‘Painful’ outlook for housing as rates rise: Former treasurer Peter Costello
Interest rate hikes will have “painful” consequences for the property market and household debt, warns former treasurer.
Rising interest rates will have “painful” consequences for the housing market and Australia’s highly indebted households, former federal treasurer and chairman of the Future Fund Peter Costello has warned.
He highlighted the historically low level of Australia’s cash rate, which is now 1.5 per cent but was 7.5 per cent a decade ago, and has remained on hold even as the US Federal Reserve has started to normalise interest rates from emergency levels.
“If money is more expensive, asset prices must fall. Not all prices in every situation but overall they must fall,” Mr Costello told the Urban Development Institute of Australia conference.

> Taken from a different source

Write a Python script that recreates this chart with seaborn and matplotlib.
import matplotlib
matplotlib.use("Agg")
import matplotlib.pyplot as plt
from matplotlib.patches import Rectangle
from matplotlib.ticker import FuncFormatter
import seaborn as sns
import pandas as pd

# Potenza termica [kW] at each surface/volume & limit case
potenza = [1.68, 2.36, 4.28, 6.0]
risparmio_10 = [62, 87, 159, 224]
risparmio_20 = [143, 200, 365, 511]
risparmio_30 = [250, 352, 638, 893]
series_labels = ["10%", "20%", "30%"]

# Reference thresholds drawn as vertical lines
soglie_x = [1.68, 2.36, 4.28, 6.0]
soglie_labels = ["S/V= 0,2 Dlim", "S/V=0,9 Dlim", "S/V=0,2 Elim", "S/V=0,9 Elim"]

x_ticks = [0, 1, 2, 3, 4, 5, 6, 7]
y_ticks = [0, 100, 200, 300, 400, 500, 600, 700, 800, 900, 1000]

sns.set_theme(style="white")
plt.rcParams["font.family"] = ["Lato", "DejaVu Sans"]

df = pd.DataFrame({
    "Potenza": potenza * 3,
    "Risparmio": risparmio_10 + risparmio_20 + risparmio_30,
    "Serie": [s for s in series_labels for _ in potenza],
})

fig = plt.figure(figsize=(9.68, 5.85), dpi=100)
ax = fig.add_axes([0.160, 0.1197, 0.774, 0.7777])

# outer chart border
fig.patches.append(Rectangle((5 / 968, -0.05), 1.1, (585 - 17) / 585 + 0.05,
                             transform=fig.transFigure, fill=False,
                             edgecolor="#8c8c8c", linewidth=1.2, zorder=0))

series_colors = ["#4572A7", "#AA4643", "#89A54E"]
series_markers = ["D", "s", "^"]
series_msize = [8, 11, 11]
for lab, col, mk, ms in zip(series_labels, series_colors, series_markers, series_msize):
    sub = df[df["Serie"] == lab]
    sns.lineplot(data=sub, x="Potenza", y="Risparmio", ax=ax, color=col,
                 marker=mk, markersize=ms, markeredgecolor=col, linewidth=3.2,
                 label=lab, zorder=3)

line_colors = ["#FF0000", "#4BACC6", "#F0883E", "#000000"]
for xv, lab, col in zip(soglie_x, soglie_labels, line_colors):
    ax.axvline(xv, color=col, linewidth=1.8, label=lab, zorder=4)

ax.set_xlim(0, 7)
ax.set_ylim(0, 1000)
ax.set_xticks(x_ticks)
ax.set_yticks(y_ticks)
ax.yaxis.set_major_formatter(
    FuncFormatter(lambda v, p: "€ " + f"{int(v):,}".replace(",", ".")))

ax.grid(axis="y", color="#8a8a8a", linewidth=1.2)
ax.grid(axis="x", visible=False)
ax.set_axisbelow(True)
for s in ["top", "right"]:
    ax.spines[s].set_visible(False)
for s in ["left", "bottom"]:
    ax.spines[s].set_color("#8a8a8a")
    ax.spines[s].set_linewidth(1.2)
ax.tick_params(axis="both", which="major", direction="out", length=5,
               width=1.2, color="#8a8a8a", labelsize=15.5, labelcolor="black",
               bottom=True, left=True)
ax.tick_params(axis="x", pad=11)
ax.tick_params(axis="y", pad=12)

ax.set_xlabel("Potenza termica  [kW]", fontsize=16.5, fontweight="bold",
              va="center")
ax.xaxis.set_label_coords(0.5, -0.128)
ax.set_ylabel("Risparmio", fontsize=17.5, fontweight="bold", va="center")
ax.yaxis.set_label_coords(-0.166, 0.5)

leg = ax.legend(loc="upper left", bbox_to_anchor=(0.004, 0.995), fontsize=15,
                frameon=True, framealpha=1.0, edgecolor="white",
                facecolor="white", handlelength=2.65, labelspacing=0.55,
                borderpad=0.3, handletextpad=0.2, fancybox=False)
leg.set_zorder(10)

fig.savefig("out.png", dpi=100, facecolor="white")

“It’s going to be slow and it could be painful and the question is will it be a hard landing or a soft landing but it’s going to be a landing.”

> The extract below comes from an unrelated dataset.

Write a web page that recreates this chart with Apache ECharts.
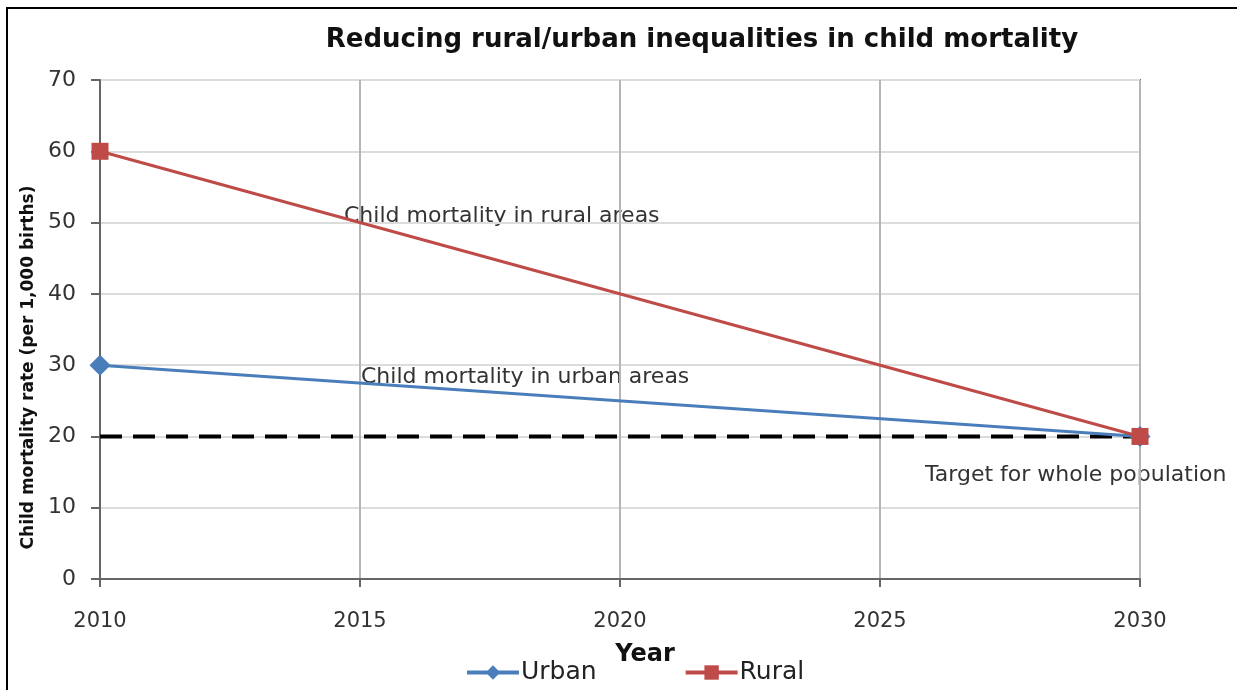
<!DOCTYPE html>
<html>
<head>
<meta charset="utf-8">
<script src="https://cdn.jsdelivr.net/npm/echarts@6/dist/echarts.min.js"></script>
<style>
  html, body { margin: 0; padding: 0; background: #fff; }
  #chart { width: 1237px; height: 690px; }
</style>
</head>
<body>
<div id="chart"></div>
<script>
const years = [2010, 2030]
const urban = [30, 20]
const rural = [60, 20]
const target = [20, 20]

const font = '"DejaVu Sans", sans-serif'
const pair = (vals) => years.map((y, i) => [y, vals[i]])

const chart = echarts.init(document.getElementById('chart'))
chart.setOption({
  animation: false,
  textStyle: { fontFamily: font },
  title: {
    text: 'Reducing rural/urban inequalities in child mortality',
    left: 697,
    top: 22,
    textAlign: 'center',
    textStyle: { fontSize: 26, fontWeight: 'bold', color: '#111', fontFamily: font }
  },
  legend: {
    left: 460,
    top: 655,
    itemGap: 87,
    itemWidth: 52,
    itemHeight: 18,
    lineStyle: { width: 4 },
    textStyle: { fontSize: 25, color: '#222', fontFamily: font, padding: [0, 0, 0, -3] },
    data: ['Urban', 'Rural']
  },
  grid: {
    left: 100, right: 97, top: 80, bottom: 111,
    show: true, borderColor: '#7a7a7a', borderWidth: 2
  },
  xAxis: {
    type: 'value',
    min: 2010, max: 2030, interval: 5,
    name: 'Year',
    nameLocation: 'middle',
    nameGap: 64,
    nameTextStyle: { fontSize: 24, fontWeight: 'bold', color: '#111', fontFamily: font, padding: [0, 0, 0, 50] },
    axisLine: { show: true, lineStyle: { color: '#666', width: 2 } },
    axisTick: { show: true, length: 8, lineStyle: { color: '#666', width: 2 } },
    axisLabel: { fontSize: 21, color: '#333', margin: 32, fontFamily: font, formatter: (v) => String(v) },
    splitLine: { show: true, lineStyle: { color: '#b5b5b5', width: 2 } }
  },
  yAxis: {
    type: 'value',
    min: 0, max: 70, interval: 10,
    name: 'Child mortality rate (per 1,000 births)',
    nameLocation: 'middle',
    nameGap: 60,
    nameTextStyle: { fontSize: 17, fontWeight: 'bold', color: '#111', fontFamily: font, padding: [0, 76, 0, 0] },
    axisLine: { show: true, lineStyle: { color: '#666', width: 2 } },
    axisTick: { show: true, length: 9, lineStyle: { color: '#666', width: 2 } },
    axisLabel: { fontSize: 22, color: '#333', margin: 24, fontFamily: font },
    splitLine: { show: true, lineStyle: { color: '#dcdcdc', width: 2 } }
  },
  series: [
    {
      name: 'Target',
      type: 'line',
      data: pair(target),
      symbol: 'none',
      lineStyle: { color: '#000', width: 4, type: [22, 11] },
      z: 2
    },
    {
      name: 'Urban',
      type: 'line',
      data: pair(urban),
      symbol: 'diamond',
      symbolSize: 21,
      itemStyle: { color: '#4a7ebb' },
      lineStyle: { color: '#4a7ebb', width: 3 },
      z: 3
    },
    {
      name: 'Rural',
      type: 'line',
      data: pair(rural),
      symbol: 'rect',
      symbolSize: 17,
      itemStyle: { color: '#be4b48' },
      lineStyle: { color: '#be4b48', width: 3 },
      z: 4
    }
  ],
  graphic: [
    {
      type: 'rect',
      shape: { x: 7, y: 8, width: 1400, height: 900 },
      style: { fill: 'none', stroke: '#000', lineWidth: 2 },
      silent: true
    },
    {
      type: 'text', left: 344, top: 205,
      style: { text: 'Child mortality in rural areas', fontSize: 22, fill: '#333', fontFamily: font }
    },
    {
      type: 'text', left: 361, top: 366,
      style: { text: 'Child mortality in urban areas', fontSize: 22, fill: '#333', fontFamily: font }
    },
    {
      type: 'text', left: 925, top: 464,
      style: { text: 'Target for whole population', fontSize: 22, fill: '#333', fontFamily: font }
    }
  ]
})
</script>
</body>
</html>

The comments come as housing prices in the once-heated east coast capitals have started to edge lower amid regulatory clamps on lending, with a range of forecasts expecting the falls to continue.
Mr Costello was “amazed” to see politicians wringing their hands about high levels of household debt in Australia, which is about 200 per cent of incomes.
“Of course they are [indebted]. Because we made money so cheap. And we made money cheap because we wanted them to borrow, that was the whole idea … We wanted them to borrow so they’d get the economy moving,” he said.
“The problem is now that you’ve borrowed so much, how do you normalise?”
Mr Costello raised the ongoing royal commission into the financial services industry, saying the banks had been strong through the Global Financial Crisis but a decade later are “on the nose”.
“I’m not excusing the banks. I think many of them made very serious consumer errors,” he said.
“But one thing I always used to say when I was treasurer is this: I’ll tell you what’s worse than a very profitable bank — a loss-making bank.”
The question was how to ensure banks were both “strong and prudential” and “responsive and accountable”.
“We don’t want to trade off prudential strength in our rightful desire to get better consumer treatment,” he said.
Mr Costello also weighed into Labor’s policy to limit dividend imputation credits, defending his introduction of cash refunds for shareholders with a zero tax rate as a pure way of avoiding double taxation.
“You either believe that company dividends should be taxed once or you believe they should be taxed twice. If you believe they should be taxed once then everybody should be taxed at their marginal rate,” he said.
“If you take that away it’s not the rich that are affected, it’s lower income earners.”